Additionally, it’s important to define your culture because candidates will be evaluating your company’s culture as surely as you’re evaluating them for cultural fit. If their impression differs from the information they’ve been presented with online or in the interview, candidates may become skeptical and have a harder time accepting your job as a good opportunity for them.

But, if your portrayal of your company’s culture is accurate, then sharing information about your company’s culture during the interview can help candidates decide that your company is a good fit.

Just be sure that you get input from a variety of sources within your company, especially from the department and team that the hire will be joining. 

Answering these questions will help you define your company culture:

  • What makes working at your company unique?
  • Who are some of the people who have a large, positive effect on the experience of working for your company?
  • What are the major perks (telecommuting, maternity/paternity leave, tuition reimbursement, etc.) and benefits (Health/Dental/Life insurance, 401k, stock options, etc.) that you provide?
  • What are some of the little things (snacks, pet friendliness, nearby gym, etc.) that make your current employees love working for your company?
  • How is working for your company different than working for other companies in your industry?
  • Maybe there’s an “official” version of your company’s culture, but how does that stack up with the day-to-day experience of working for your company?

Testing for Cultural Fit During the Interview

Now that you’ve gotten input from some people in your company about your culture and defined that culture, you’ve got the information you and other interviewers will use to evaluate candidates for cultural fit.

Interview essentials:

  1. A variety of employees/employee leaders are involved in the process.

    Your interview team should include some of the people who work in the department or on the team that the hire will be joining. When the managers co-workers and/or reporting employees who will work with the hire have a hand in picking them, the candidate chosen has a much better chance of being a good fit with their team and your company.

    These interviewing employees should be using the same set of fit criteria that you are to evaluate candidates. They should also be engaged with candidates, evaluate them for fit objectively, and keep the importance of diversity in mind.

  2. A well-defined set of criteria based on the company culture description you create with collaborating employees.

    The criteria that interviewers use need to be based on the information they gathered from conversations with employees, especially those who will be working directly with the hire.

    These criteria should be specific, accurate, and reflective of the realities of your company culture.
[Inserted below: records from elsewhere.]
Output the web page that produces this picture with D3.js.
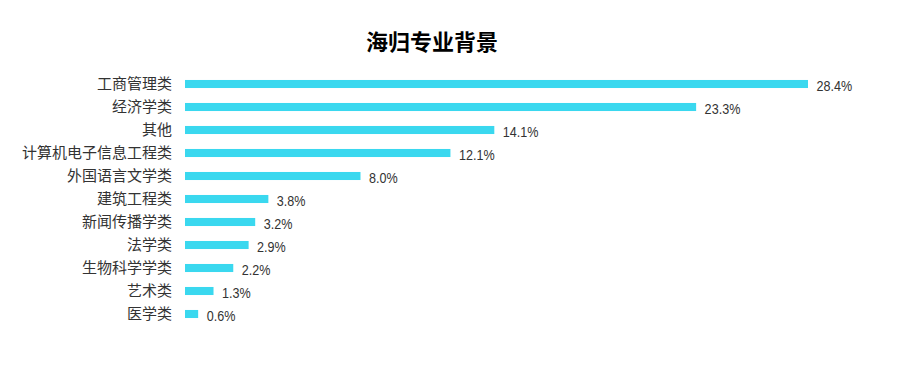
<!DOCTYPE html>
<html>
<head>
<meta charset="utf-8">
<script src="https://cdn.jsdelivr.net/npm/d3@7"></script>
<style>
  body { margin: 0; background: #fff; }
  svg { display: block; }
</style>
</head>
<body>
<div id="chart"></div>
<script>
const categories = ['工商管理类', '经济学类', '其他', '计算机电子信息工程类', '外国语言文学类',
                    '建筑工程类', '新闻传播学类', '法学类', '生物科学学类', '艺术类', '医学类'];
const shares = [28.4, 23.3, 14.1, 12.1, 8.0, 3.8, 3.2, 2.9, 2.2, 1.3, 0.6];

const svgWidth = 918, svgHeight = 381;
const plotLeft = 185, plotTop = 72.5;

const svg = d3.select('#chart')
              .append('svg')
              .attr('width', svgWidth)
              .attr('height', svgHeight);

svg.append('text')
   .text('海归专业背景')
   .attr('x', 432)
   .attr('y', 50)
   .attr('text-anchor', 'middle')
   .style('font-family', '"Noto Sans CJK SC", sans-serif')
   .style('font-weight', 'bold')
   .style('font-size', '22px')
   .style('fill', '#000');

const xScale = d3.scaleLinear()
                 .domain([0, 28.4])
                 .range([plotLeft, 808]);

const yScale = d3.scaleBand()
                 .domain(categories)
                 .range([plotTop, plotTop + 23 * categories.length])
                 .paddingInner(0.65)
                 .paddingOuter(0.325);

// category axis, no line or ticks
const yAxis = d3.axisLeft(yScale).tickSize(0).tickPadding(0);
const gy = svg.append('g')
              .attr('transform', 'translate(172, 0)')
              .call(yAxis);
gy.select('.domain').remove();
gy.selectAll('text')
  .style('font-family', '"Noto Sans CJK SC", sans-serif')
  .style('font-size', '15px')
  .style('fill', '#333');

svg.selectAll('rect.bar')
   .data(shares)
   .enter()
   .append('rect')
   .attr('class', 'bar')
   .attr('x', xScale(0))
   .attr('y', (d, i) => yScale(categories[i]))
   .attr('width', d => xScale(d) - xScale(0))
   .attr('height', yScale.bandwidth())
   .attr('fill', '#3ad8ef');

// value labels, squeezed horizontally to look like a narrow face
svg.selectAll('text.val')
   .data(shares)
   .enter()
   .append('text')
   .attr('class', 'val')
   .text(d => d.toFixed(1) + '%')
   .attr('transform', (d, i) => 'translate(' + (xScale(d) + 8.5) + ',' +
         (yScale(categories[i]) + yScale.bandwidth() / 2 + 6.5) + ') scale(0.84,1)')
   .style('font-family', '"Liberation Sans", Arial, sans-serif')
   .style('font-size', '15px')
   .style('fill', '#333');
</script>
</body>
</html>
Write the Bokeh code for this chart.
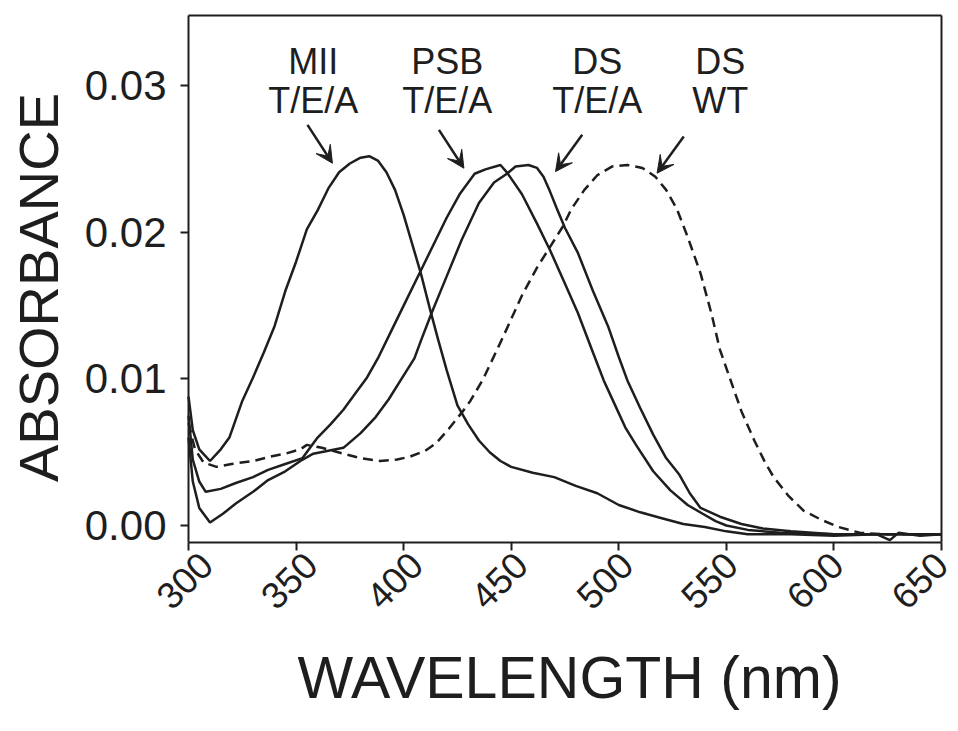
import numpy as np
from bokeh.plotting import figure
from bokeh.models import (FixedTicker, NumeralTickFormatter, Arrow, VeeHead, ColumnDataSource, Range1d,
                          LinearAxis)
from bokeh.core.properties import value
from bokeh.embed import file_html
from bokeh.resources import INLINE

# ---- data ----
mii_nm = [300, 302, 305, 310, 315, 319, 325, 330, 335, 340, 345, 350, 355, 360, 363, 365, 370, 375, 380, 384,
          388, 392, 396, 400, 404, 408, 412, 416, 420, 425, 430, 435, 440, 445, 450, 460, 470, 480, 490, 500,
          510, 520, 530, 540, 550, 560, 580, 600, 620, 626, 630, 640, 650]
mii_abs = [0.0088, 0.0065, 0.0052, 0.0044, 0.0052, 0.0060, 0.0085, 0.0101, 0.0118, 0.0136, 0.0160, 0.0180, 0.0202,
           0.0215, 0.0224, 0.0230, 0.0241, 0.0247, 0.0251, 0.0252, 0.0249, 0.0241, 0.0229, 0.0212, 0.0192, 0.0172,
           0.0149, 0.0127, 0.0106, 0.0082, 0.0069, 0.0058, 0.0050, 0.0044, 0.0040, 0.0036, 0.0033, 0.0027, 0.0022,
           0.0014, 0.0009, 0.0005, 0.0001, -0.0001, -0.0004, -0.0006, -0.0006, -0.0007, -0.0006, -0.0010,
           -0.0005, -0.0007, -0.0006]

psb_nm = [300, 302, 305, 308, 315, 322, 330, 337, 345, 353, 360, 366, 372, 377, 383, 388, 395, 400, 408, 415,
          420, 426, 433, 438, 445, 448, 455, 462, 468, 475, 481, 488, 493, 498, 503, 508, 516, 524, 532, 539,
          545, 550, 560, 575, 600, 650]
psb_abs = [0.0075, 0.0045, 0.0030, 0.0023, 0.0025, 0.0029, 0.0033, 0.0038, 0.0042, 0.0046, 0.0060, 0.0069, 0.0079,
           0.0089, 0.0101, 0.0114, 0.0135, 0.0150, 0.0174, 0.0195, 0.0210, 0.0226, 0.0240, 0.0243, 0.0246, 0.0241,
           0.0226, 0.0206, 0.0188, 0.0165, 0.0145, 0.0118, 0.0099, 0.0083, 0.0067, 0.0055, 0.0037, 0.0024, 0.0014,
           0.0008, 0.0003, 0.0000, -0.0003, -0.0005, -0.0006, -0.0006]

dst_nm = [300, 302, 305, 310, 316, 322, 330, 337, 345, 352, 358, 365, 372, 380, 387, 393, 399, 405, 408, 413,
          420, 427, 435, 442, 448, 452, 458, 462, 465, 468, 471, 475, 481, 488, 495, 500, 504, 510, 516, 522, 528,
          533, 538, 547, 557, 567, 580, 600, 650]
dst_abs = [0.0060, 0.0030, 0.0012, 0.0002, 0.0008, 0.0015, 0.0023, 0.0031, 0.0037, 0.0044, 0.0049, 0.0051, 0.0053,
           0.0063, 0.0074, 0.0086, 0.0100, 0.0114, 0.0126, 0.0145, 0.0170, 0.0195, 0.0220, 0.0234, 0.0240, 0.0245,
           0.0246, 0.0244, 0.0238, 0.0228, 0.0217, 0.0203, 0.0186, 0.0160, 0.0136, 0.0115, 0.0099, 0.0080, 0.0062,
           0.0046, 0.0035, 0.0022, 0.0012, 0.0006, 0.0001, -0.0002, -0.0004, -0.0006, -0.0006]

wt_nm = [300, 303, 307, 313, 320, 330, 338, 345, 352, 355, 362, 372, 380, 389, 397, 403, 410, 415, 421, 427,
         431, 437, 446, 455, 462, 468, 474, 478, 484, 490, 497, 504, 511, 517, 522, 527, 532, 538, 543, 547,
         552, 557, 563, 568, 572, 579, 586, 594, 602, 612, 625, 650]
wt_abs = [0.0070, 0.0052, 0.0043, 0.0040, 0.0042, 0.0044, 0.0047, 0.0049, 0.0052, 0.0055, 0.0053, 0.0049, 0.0046,
          0.0044, 0.0045, 0.0047, 0.0051, 0.0056, 0.0066, 0.0077, 0.0085, 0.0100, 0.0128, 0.0157, 0.0176, 0.0190,
          0.0204, 0.0216, 0.0229, 0.0239, 0.0245, 0.0246, 0.0244, 0.0238, 0.0229, 0.0216, 0.0197, 0.0172, 0.0145,
          0.0120, 0.0099, 0.0078, 0.0058, 0.0043, 0.0033, 0.0020, 0.0010, 0.0004, -0.0001, -0.0005, -0.0006, -0.0006]

x_ticks = [300, 350, 400, 450, 500, 550, 600, 650]
x_tick_labels = ["300", "350", "400", "450", "500", "550", "600", "650"]
y_ticks = [0.00, 0.01, 0.02, 0.03]
x_title = "WAVELENGTH (nm)"
y_title = "ABSORBANCE"
X_MIN, X_MAX = 300, 650
Y_MIN, Y_MAX = -0.00116, 0.0348

label_x = [358.0, 420.3, 490.0, 547.2]
label_top = ["MII", "PSB", "DS", "DS"]
label_bottom = ["T/E/A", "T/E/A", "T/E/A", "WT"]
label_y_top = 0.03165
label_y_bottom = 0.0290

arrow_x_start = [355.3, 416.4, 483.0, 530.2]
arrow_y_start = [0.02734, 0.0270, 0.02666, 0.02654]
arrow_x_end = [366.9, 428.0, 470.6, 517.8]
arrow_y_end = [0.02472, 0.02438, 0.02415, 0.02404]

FONT = "Liberation Sans"
INK = "#1e1e1e"

# ---- layout: the plot box occupies px 188..941 x 15..542 of a 958x731 canvas ----
W, H = 958, 731
BOX_L, BOX_R, BOX_T, BOX_B = 188, 941, 15, 542
KX = (BOX_R - BOX_L) / (X_MAX - X_MIN)
KY = (BOX_B - BOX_T) / (Y_MAX - Y_MIN)
XR0 = X_MIN - BOX_L / KX
XR1 = XR0 + W / KX
YR1 = Y_MAX + BOX_T / KY
YR0 = YR1 - H / KY
# horizontal pixel nudge of each rotated tick label (layout only)
TICK_LABEL_NUDGE = [-4, -7, -9, -12, -14, -17, -19, -22]


def sx(px):
    return XR0 + px / KX


def sy(py):
    return YR1 - py / KY


p = figure(width=W, height=H, output_backend="svg", toolbar_location=None,
           x_range=Range1d(XR0, XR1), y_range=Range1d(YR0, YR1),
           x_axis_type=None, y_axis_type=None,
           min_border=0, min_border_left=0, min_border_right=0, min_border_top=0, min_border_bottom=0)
p.background_fill_color = "white"
p.border_fill_color = "white"
p.outline_line_color = None
p.grid.visible = False


def style_axis(ax):
    ax.axis_line_color = INK
    ax.axis_line_width = 2
    ax.major_tick_line_color = INK
    ax.major_tick_line_width = 2
    ax.major_tick_out = 8
    ax.major_tick_in = 0
    ax.minor_tick_out = 0
    ax.minor_tick_in = 0
    ax.major_label_text_font = FONT
    ax.major_label_text_color = INK


# bottom axis (ticks only; labels drawn rotated below)
xb = LinearAxis(fixed_location=Y_MIN, bounds=(X_MIN, X_MAX), ticker=FixedTicker(ticks=x_ticks),
                major_label_overrides={t: "" for t in x_ticks})
style_axis(xb)
xb.major_label_text_font_size = "0px"
p.add_layout(xb, "below")

# left axis
yl = LinearAxis(fixed_location=X_MIN, bounds=(Y_MIN, Y_MAX), ticker=FixedTicker(ticks=y_ticks),
                formatter=NumeralTickFormatter(format="0.00"))
style_axis(yl)
yl.major_label_text_font_size = "42px"
yl.major_label_standoff = 14
p.add_layout(yl, "left")

# top and right box lines
xt = LinearAxis(fixed_location=Y_MAX, bounds=(X_MIN, X_MAX), ticker=FixedTicker(ticks=[]))
style_axis(xt)
xt.major_label_text_font_size = "0px"
p.add_layout(xt, "above")
yr = LinearAxis(fixed_location=X_MAX, bounds=(Y_MIN, Y_MAX), ticker=FixedTicker(ticks=[]))
style_axis(yr)
yr.major_label_text_font_size = "0px"
p.add_layout(yr, "right")

for xs, ys, dash in [(mii_nm, mii_abs, "solid"), (psb_nm, psb_abs, "solid"),
                     (dst_nm, dst_abs, "solid"), (wt_nm, wt_abs, "10 6")]:
    p.line(xs, ys, line_color=INK, line_width=2.5, line_dash=dash)

# rotated x tick labels, centred below the ticks
tick_src = ColumnDataSource(dict(x=x_ticks, y=[sy(580)] * len(x_ticks), text=x_tick_labels,
                                 dx=TICK_LABEL_NUDGE))
p.text(x="x", y="y", text="text", source=tick_src, angle=np.pi / 4, x_offset="dx",
       text_align="center", text_baseline="middle",
       text_font=value(FONT), text_font_size="37px", text_color=INK)

# axis titles
p.text(x=[sx(569)], y=[sy(677)], text=[x_title], text_align="center", text_baseline="middle",
       text_font=value(FONT), text_font_size="59px", text_color=INK)
p.text(x=[sx(38)], y=[sy(287)], text=[y_title], angle=np.pi / 2, text_align="center",
       text_baseline="middle", text_font=value(FONT), text_font_size="56px", text_color=INK)

# curve labels and arrows
src = ColumnDataSource(dict(x=label_x, top=label_top, bottom=label_bottom,
                            yt=[label_y_top] * 4, yb=[label_y_bottom] * 4))
p.text(x="x", y="yt", text="top", source=src, text_font=value(FONT), text_font_size="36px",
       text_align="center", text_baseline="middle", text_color=INK)
p.text(x="x", y="yb", text="bottom", source=src, text_font=value(FONT), text_font_size="36px",
       text_align="center", text_baseline="middle", text_color=INK)

for xs, ys, xe, ye in zip(arrow_x_start, arrow_y_start, arrow_x_end, arrow_y_end):
    p.add_layout(Arrow(x_start=xs, y_start=ys, x_end=xe, y_end=ye, line_color=INK, line_width=2.5,
                       end=VeeHead(size=17, fill_color=INK, line_color=INK, line_width=1)))

open("out.html", "w").write(file_html(p, INLINE))
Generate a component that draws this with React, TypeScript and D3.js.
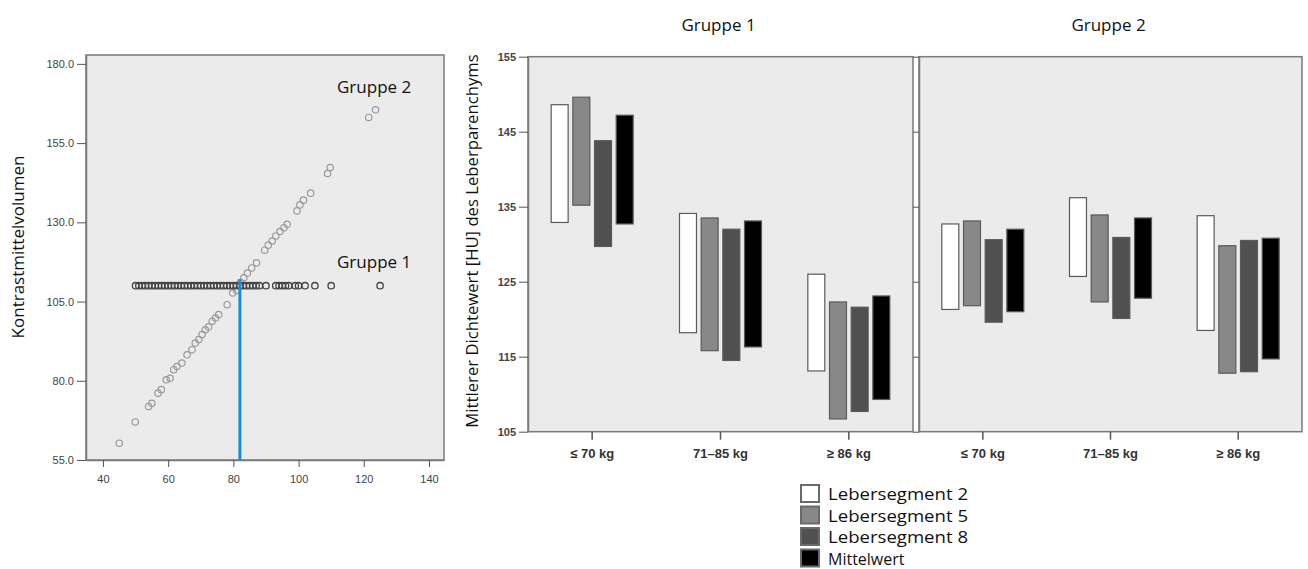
import React, { useEffect, useRef } from 'react';
import * as d3 from 'd3';

// scatter: Gewicht vs. Kontrastmittelvolumen
const scatterTicksX = [40, 60, 80, 100, 120, 140];
const scatterTicksY = [55, 80, 105, 130, 155, 180];
const gruppe1Weights = [50, 51, 52, 53, 54, 55, 56, 57, 58, 59, 60, 61, 62, 63, 64, 65, 66, 67, 68, 69, 70,
  71, 72, 73, 74, 75, 76, 77, 78, 79, 80, 81, 82, 83, 84, 85, 86, 87, 88, 90, 93, 94, 95, 96, 97, 99, 100,
  102, 105, 110, 125];
const gruppe1Volume = 110;
const gruppe2Points = [
  [45, 60.3], [49.9, 67], [54, 71.9], [55, 72.9], [56.9, 76.1], [57.9, 77.2], [59.4, 80.3], [60.6, 80.8],
  [61.7, 83.5], [62.7, 84.5], [64.2, 85.6], [65.8, 88.2], [67.3, 89.8], [68.3, 91.9], [69.4, 93],
  [70.4, 94.6], [71.4, 96.1], [72.4, 97], [73.5, 98.8], [74.5, 99.8], [75.5, 100.9], [78.1, 104],
  [79.8, 107.7], [81, 108.5], [82.2, 111.1], [83.2, 112.5], [84.3, 114], [85.6, 115.6], [87.1, 117.2],
  [89.6, 121.2], [90.7, 122.8], [91.9, 124.1], [93, 125.7], [94.3, 127.1], [95.5, 128.3], [96.5, 129.4],
  [99.5, 133.6], [100.4, 135.5], [101.5, 137], [103.7, 139.2], [108.9, 145.4], [109.7, 147.3],
  [121.5, 163.1], [123.6, 165.5]
];
const cutoffWeight = 82;
const cutoffTop = 112;

// range bars: Dichtewert je Gewichtsklasse
const categories = ['≤ 70 kg', '71–85 kg', '≥ 86 kg'];
const series = ['Lebersegment 2', 'Lebersegment 5', 'Lebersegment 8', 'Mittelwert'];
const seriesColors = ['#ffffff', '#888888', '#505050', '#000000'];
const barTicks = [105, 115, 125, 135, 145, 155];
const gruppe1High = [[148.6, 149.6, 143.8, 147.2], [134.1, 133.5, 132.0, 133.1], [126.0, 122.3, 121.6, 123.1]];
const gruppe1Low = [[132.9, 135.2, 129.7, 132.7], [118.2, 115.8, 114.5, 116.3], [113.1, 106.7, 107.7, 109.3]];
const gruppe2High = [[132.7, 133.1, 130.6, 132.0], [136.2, 133.9, 130.9, 133.5], [133.8, 129.8, 130.5, 130.8]];
const gruppe2Low = [[121.3, 121.8, 119.6, 121.0], [125.7, 122.3, 120.1, 122.8], [118.5, 112.8, 113.0, 114.7]];

const FONT = "'Open Sans', sans-serif";
const TICK_FONT = "'Liberation Sans', Arial, sans-serif";

const App = () => {
  const svgRef = useRef(null);
  const width = 1308;
  const height = 569;

  useEffect(() => {
    const svg = d3.select(svgRef.current);
    svg.selectAll('*').remove();

    // ---------- left scatter ----------
    const sx = d3.scaleLinear().domain([34.8, 144.6]).range([86, 444]);
    const sy = d3.scaleLinear().domain([55, 182.8]).range([460, 55]);

    svg.append('rect')
      .attr('x', 86).attr('y', 55)
      .attr('width', 444 - 86).attr('height', 460 - 55)
      .attr('fill', '#ebebeb')
      .attr('stroke', '#7a7a7a')
      .attr('stroke-width', 1.5);

    const yAxisL = svg.append('g')
      .attr('transform', 'translate(86,0)')
      .call(d3.axisLeft(sy).tickValues(scatterTicksY).tickFormat(d3.format('.1f')).tickSize(9).tickSizeOuter(0));
    const xAxisL = svg.append('g')
      .attr('transform', 'translate(0,460)')
      .call(d3.axisBottom(sx).tickValues(scatterTicksX).tickSize(7).tickSizeOuter(0));
    [yAxisL, xAxisL].forEach(ax => {
      ax.select('.domain').attr('stroke', '#7a7a7a').attr('stroke-width', 1.5);
      ax.selectAll('line').attr('stroke', '#555');
      ax.selectAll('text')
        .style('font-family', TICK_FONT)
        .style('font-size', '11px')
        .attr('fill', '#444');
    });
    xAxisL.selectAll('text').attr('dy', '1.2em');

    svg.append('text')
      .attr('transform', 'translate(24,247) rotate(-90)')
      .attr('text-anchor', 'middle')
      .style('font-family', FONT)
      .style('font-size', '17px')
      .attr('fill', '#111')
      .text('Kontrastmittelvolumen');

    svg.append('g').selectAll('circle')
      .data(gruppe2Points)
      .enter()
      .append('circle')
      .attr('cx', d => sx(d[0]))
      .attr('cy', d => sy(d[1]))
      .attr('r', 3.2)
      .attr('fill', 'none')
      .attr('stroke', '#9a9a9a')
      .attr('stroke-width', 1.2);

    svg.append('g').selectAll('circle')
      .data(gruppe1Weights)
      .enter()
      .append('circle')
      .attr('cx', d => sx(d))
      .attr('cy', sy(gruppe1Volume))
      .attr('r', 3.2)
      .attr('fill', 'none')
      .attr('stroke', '#444')
      .attr('stroke-width', 1.3);

    svg.append('line')
      .attr('x1', sx(cutoffWeight)).attr('x2', sx(cutoffWeight))
      .attr('y1', sy(55)).attr('y2', sy(cutoffTop))
      .attr('stroke', '#1a8ccf')
      .attr('stroke-width', 3);

    svg.append('text')
      .attr('x', 337).attr('y', 93)
      .style('font-family', FONT).style('font-size', '17px')
      .attr('fill', '#111')
      .text('Gruppe 2');
    svg.append('text')
      .attr('x', 337).attr('y', 268)
      .style('font-family', FONT).style('font-size', '17px')
      .attr('fill', '#111')
      .text('Gruppe 1');

    // ---------- right range bars ----------
    const by = d3.scaleLinear().domain([105, 155]).range([431.7, 56.7]);
    const inner = d3.scaleBand().domain(series).range([-41, 41]).paddingInner(0.217);

    const panels = [
      { title: 'Gruppe 1', x0: 528, x1: 913, high: gruppe1High, low: gruppe1Low },
      { title: 'Gruppe 2', x0: 919, x1: 1302, high: gruppe2High, low: gruppe2Low }
    ];

    panels.forEach((p, pi) => {
      const bx = d3.scaleBand().domain(categories).range([p.x0, p.x1]);
      const g = svg.append('g');

      g.append('rect')
        .attr('x', p.x0).attr('y', by(155))
        .attr('width', p.x1 - p.x0).attr('height', by(105) - by(155))
        .attr('fill', '#ebebeb')
        .attr('stroke', '#7a7a7a')
        .attr('stroke-width', 1.5);

      const yAx = g.append('g')
        .attr('transform', `translate(${p.x0},0)`)
        .call(d3.axisLeft(by).tickValues(barTicks).tickSize(pi === 0 ? 9 : 6).tickSizeOuter(0));
      yAx.select('.domain').attr('stroke', '#7a7a7a').attr('stroke-width', 1.5);
      yAx.selectAll('line').attr('stroke', '#555');
      if (pi === 0) {
        yAx.selectAll('text')
          .style('font-family', TICK_FONT)
          .style('font-size', '11px')
          .style('font-weight', 'bold')
          .attr('fill', '#444');
      } else {
        yAx.selectAll('text').remove();
      }

      const xAx = g.append('g')
        .attr('transform', `translate(0,${by(105)})`)
        .call(d3.axisBottom(bx).tickSize(8).tickSizeOuter(0));
      xAx.select('.domain').remove();
      xAx.selectAll('line').attr('stroke', '#555').attr('stroke-width', 1.5);
      xAx.selectAll('text')
        .attr('dy', '1.2em')
        .style('font-family', TICK_FONT)
        .style('font-size', '13px')
        .style('font-weight', 'bold')
        .attr('fill', '#333');

      categories.forEach((c, ci) => {
        const cx = bx(c) + bx.bandwidth() / 2;
        g.append('g').selectAll('rect')
          .data(series)
          .enter()
          .append('rect')
          .attr('x', s => cx + inner(s))
          .attr('y', (s, si) => by(p.high[ci][si]))
          .attr('width', inner.bandwidth())
          .attr('height', (s, si) => by(p.low[ci][si]) - by(p.high[ci][si]))
          .attr('fill', (s, si) => seriesColors[si])
          .attr('stroke', '#5a5a5a')
          .attr('stroke-width', 1.2);
      });

      svg.append('text')
        .attr('x', (p.x0 + p.x1) / 2 - 2)
        .attr('y', 31)
        .attr('text-anchor', 'middle')
        .style('font-family', FONT).style('font-size', '17px')
        .attr('fill', '#111')
        .text(p.title);
    });

    svg.append('text')
      .attr('transform', 'translate(478,241) rotate(-90)')
      .attr('text-anchor', 'middle')
      .style('font-family', FONT)
      .style('font-size', '16.7px')
      .attr('fill', '#111')
      .text('Mittlerer Dichtewert [HU] des Leberparenchyms');

    // legend
    const legend = svg.append('g').attr('transform', 'translate(801,485)');
    series.forEach((s, i) => {
      legend.append('rect')
        .attr('x', 0).attr('y', i * 21.5)
        .attr('width', 18).attr('height', 17)
        .attr('fill', seriesColors[i])
        .attr('stroke', '#6a6a6a')
        .attr('stroke-width', 2);
      legend.append('text')
        .attr('x', 27).attr('y', i * 21.5 + 15)
        .attr('textLength', s === 'Mittelwert' ? null : 140)
        .attr('lengthAdjust', 'spacingAndGlyphs')
        .style('font-family', FONT).style('font-size', '16px')
        .attr('fill', '#111')
        .text(s);
    });
  }, []);

  return (
    <svg ref={svgRef} width={width} height={height}
      style={{ position: 'absolute', left: 0, top: 0, background: '#fff' }} />
  );
};

export default App;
Rather than checking a box, (Team Spirit (yes)(no)), interviewers should take qualitative notes and keep a tally of how many times they see one of your company’s key cultural traits during the interview.

  3. Unbiased engagement when interviewing candidates and critical focus when scoring candidates fit against these criteria.

Before any candidates are interviewed, the interviewing team needs to have a meeting about the importance of unbiased decision-making and the importance of diversity in a strong company culture.

When a company becomes too homogenous in one way or another, it limits its ability to attract talent and compete against companies with a diversity of backgrounds and experiences.

It’s important for everyone on the interview team to engage with candidates honestly and not to “pick favorites.” Once an interviewer “gets a feeling” about the fit of a candidate, their first reaction should be to challenge this assumption and remain objective. Candidates want the job, after all, and can be prone to projecting particular traits and attitudes during the interview, so everyone on the interview team needs to go into the interview with objective engagement as one of their primary goals.

Lastly, everyone on the interview team needs to engage with candidates who are visiting your company, as this will affect their ability to gage fit and candidate impressions of your company. These candidates may write a review about their experience interviewing for your company, and engagement from all interviewers will help to create a positive trend in these reviews.